Ticketmaster has a market share exceeding 70 percent of primary ticketing services for major concert venues, according to the complaint, and in 2015 was the platform used for 85 percent of Taylor Swift tickets.
The two proposed classes include all U.S. event-goers who purchased a primary ticket and paid associated fees using Ticketmaster or an affiliated entity, and those who purchased tickets on the secondary market using the platform or another service owned by Live Nation at any point since 2010.
In 2020, Ticketmaster and Live Nation were hit with a similar antitrust suit, also filed by attorneys at Quinn Emanuel, that was sent to arbitration. U.S. District Judge George Wu ruled in September that consumers are locked into contracts that require them to resolve their claims outside of court.

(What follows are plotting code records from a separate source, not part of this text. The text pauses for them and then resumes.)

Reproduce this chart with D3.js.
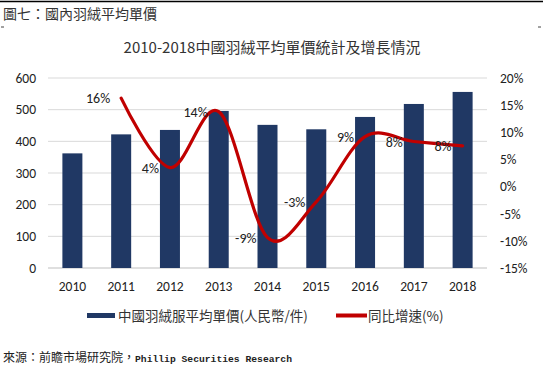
<!DOCTYPE html>
<html>
<head>
<meta charset="utf-8">
<script src="https://cdn.jsdelivr.net/npm/d3@7"></script>
<style>
  body { margin: 0; background: #fff; }
  svg { display: block; }
</style>
</head>
<body>
<script>
const width = 543;
const height = 368;

// data
const years = ["2010", "2011", "2012", "2013", "2014", "2015", "2016", "2017", "2018"];
const avgPrice = [362, 422, 436, 496, 452, 438, 477, 518, 556];
const growthYears = ["2011", "2012", "2013", "2014", "2015", "2016", "2017", "2018"];
const growth = [16.3, 3.5, 13.8, -9.4, -2.8, 9.2, 8.3, 7.5];
const growthLabels = ["16%", "4%", "14%", "-9%", "-3%", "9%", "8%", "8%"];
const leftTicks = [0, 100, 200, 300, 400, 500, 600];
const rightTicks = [-15, -10, -5, 0, 5, 10, 15, 20];

const plotLeft = 48, plotRight = 487, plotTop = 78, plotBottom = 268;
const cjk = "'Noto Sans CJK TC', sans-serif";
const latin = "Calibri, Carlito, 'Open Sans', sans-serif";

const svg = d3.select("body").append("svg")
    .attr("width", width)
    .attr("height", height);

// header
svg.append("line")
    .attr("x1", 0).attr("x2", width)
    .attr("y1", 1.5).attr("y2", 1.5)
    .attr("stroke", "#000").attr("stroke-width", 1.5);
svg.append("text")
    .attr("x", 3).attr("y", 19)
    .attr("font-family", cjk).attr("font-size", 14).attr("fill", "#333")
    .text("圖七：國內羽絨平均單價");
svg.append("line").attr("x1", 1).attr("x2", 4).attr("y1", 27).attr("y2", 27).attr("stroke", "#444");
svg.append("line").attr("x1", 538).attr("x2", 541).attr("y1", 27).attr("y2", 27).attr("stroke", "#444");

svg.append("text")
    .attr("x", 272).attr("y", 53)
    .attr("text-anchor", "middle")
    .attr("font-family", cjk).attr("font-size", 15).attr("fill", "#333")
    .text("2010-2018中國羽絨平均單價統計及增長情況");

// scales
const x = d3.scaleBand()
    .domain(years)
    .range([plotLeft, plotRight])
    .paddingInner(0.59)
    .paddingOuter(0.295);
const yLeft = d3.scaleLinear().domain([0, 600]).range([plotBottom, plotTop]);
const yRight = d3.scaleLinear().domain([-15, 20]).range([plotBottom, plotTop]);

// gridlines
svg.append("g")
    .selectAll("line")
    .data(leftTicks)
    .join("line")
    .attr("x1", plotLeft).attr("x2", plotRight)
    .attr("y1", d => yLeft(d)).attr("y2", d => yLeft(d))
    .attr("stroke", d => d === 0 ? "#bfbfbf" : "#d9d9d9")
    .attr("stroke-width", 1);

// axes
const leftAxis = svg.append("g")
    .attr("transform", `translate(${plotLeft},0)`)
    .call(d3.axisLeft(yLeft).tickValues(leftTicks).tickSize(0).tickPadding(12));
const rightAxis = svg.append("g")
    .attr("transform", `translate(${plotRight},0)`)
    .call(d3.axisRight(yRight).tickValues(rightTicks).tickSize(0).tickPadding(13)
        .tickFormat(d => d + "%"));
const bottomAxis = svg.append("g")
    .attr("transform", `translate(0,${plotBottom})`)
    .call(d3.axisBottom(x).tickSize(0).tickPadding(13));
[leftAxis, rightAxis, bottomAxis].forEach(a => {
  a.select(".domain").remove();
  a.selectAll("text")
      .attr("font-family", latin)
      .attr("font-size", 13.5)
      .attr("fill", "#222");
});

// bars
svg.append("g")
    .selectAll("rect")
    .data(avgPrice)
    .join("rect")
    .attr("x", (d, i) => x(years[i]))
    .attr("y", d => yLeft(d))
    .attr("width", x.bandwidth())
    .attr("height", d => plotBottom - yLeft(d))
    .attr("fill", "#203864");

// growth line
const cx = d => x(d) + x.bandwidth() / 2;
const line = d3.line()
    .x((d, i) => cx(growthYears[i]))
    .y(d => yRight(d))
    .curve(d3.curveCatmullRom.alpha(0));
svg.append("path")
    .datum(growth)
    .attr("d", line)
    .attr("fill", "none")
    .attr("stroke", "#c00000")
    .attr("stroke-width", 3.2)
    .attr("stroke-linecap", "round");

svg.append("g")
    .selectAll("text")
    .data(growth)
    .join("text")
    .attr("x", (d, i) => cx(growthYears[i]) - 11)
    .attr("y", d => yRight(d) + 5)
    .attr("text-anchor", "end")
    .attr("font-family", latin)
    .attr("font-size", 14)
    .attr("fill", "#222")
    .text((d, i) => growthLabels[i]);

// legend
const legend = svg.append("g").attr("font-family", cjk).attr("font-size", 13.5).attr("fill", "#333");
legend.append("rect").attr("x", 87).attr("y", 313).attr("width", 28).attr("height", 5).attr("fill", "#203864");
legend.append("text").attr("x", 118).attr("y", 321).text("中國羽絨服平均單價(人民幣/件)");
legend.append("rect").attr("x", 336).attr("y", 313.5).attr("width", 31).attr("height", 4).attr("fill", "#c00000");
legend.append("text").attr("x", 368).attr("y", 321).text("同比增速(%)");

// source
const src = svg.append("text")
    .attr("x", 3).attr("y", 362)
    .attr("font-size", 12).attr("fill", "#222");
src.append("tspan").attr("font-family", cjk).text("來源：前瞻市場研究院，");
src.append("tspan").attr("font-family", "'Liberation Mono', monospace")
    .attr("font-size", 9.7).attr("font-weight", "bold").text("Phillip Securities Research");
</script>
</body>
</html>
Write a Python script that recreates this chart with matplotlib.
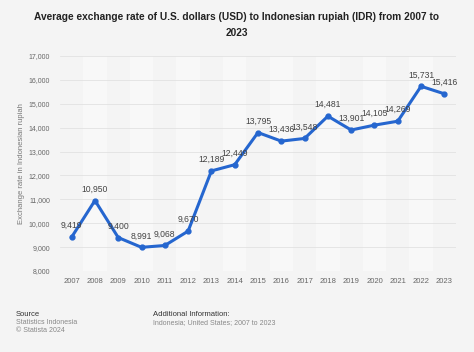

The newly filed complaint argues that the arbitration agreements are unenforceable because they require consumers to submit to unfair proceedings, and also challenges a recent move from using established arbitration and mediation provider JAMS to a startup called New Era ADR that lets businesses keep the service on retainer through a subscription service.
The filing of the complaint also follows the Justice Department concluding that Live Nation violated restrictions placed on its merger with Ticketmaster. Under a 2019 settlement to resolve the allegations, Live Nation is subject to a penalty of $1 million if it threatens to retaliate against a venue that chooses another ticketing services provider.
A representative for Live Nation on Wednesday sent The Hollywood Reporter this statement in response to the complaint: “Plaintiff’s attorneys have made prior, unsuccessful attempts to bring nearly identical class actions. We are confident in the judicial process.”
Jan. 4, 2:25 p.m. Updated with a statement from Live Nation.